I wonder if it were a group of boys kidnapped to be soldiers, would the world respond in the same way? I have two boys and their innocence and hopefulness for the future is no different than any of the terrific girls we know in our community. Last February, an attack by Boko Haram in the middle of the night at a boarding school killed twenty nine boys, many of them burned to death. We didn’t hear much about it.
Why do we make this distinction? It cuts both ways. On the one hand, being female can cost you the job of your dreams, the one you worked for your entire career and devoted your life to. On the other hand, being female can save your life and maybe turn around the fate of an entire country.
In Buddhist writings about feminism, the interesting topic of essentialism is raised. In this short article in Tricycle magazine, the author quotes Nancy Baker, a professor of philosophy at Sarah Lawrence College. “There’s a strong streak of anti-essentialism in feminism, just as there is in Buddhism,” says Baker. “It is the understanding that something like gender is not fixed or absolute, that not all women or men have some masculine or feminine essence that defines us. To put it in Buddhist terms, gender has no ‘self-nature.'”

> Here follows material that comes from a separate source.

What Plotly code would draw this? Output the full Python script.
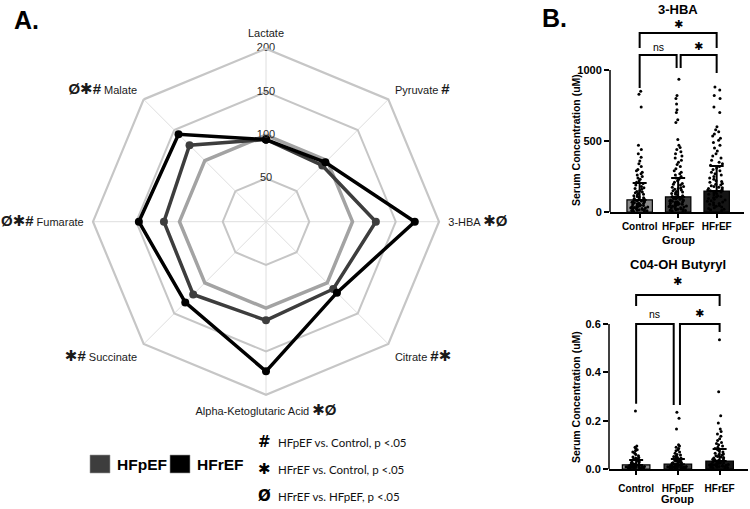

Wouldn’t it be better if we could let Jill Abramson do what she does well (the paper won eight Pulitzers under her leadership) and let her be herself without fear of losing her job? And wouldn’t it be better if we felt the call to action as much for those young school boys who lost their lives in Nigeria as much as we do for the girls who are missing? How are we serving ourselves or each other with these notions of gender? Maybe I’ll think about that today instead of reading the newspaper. Which, by the way, never came.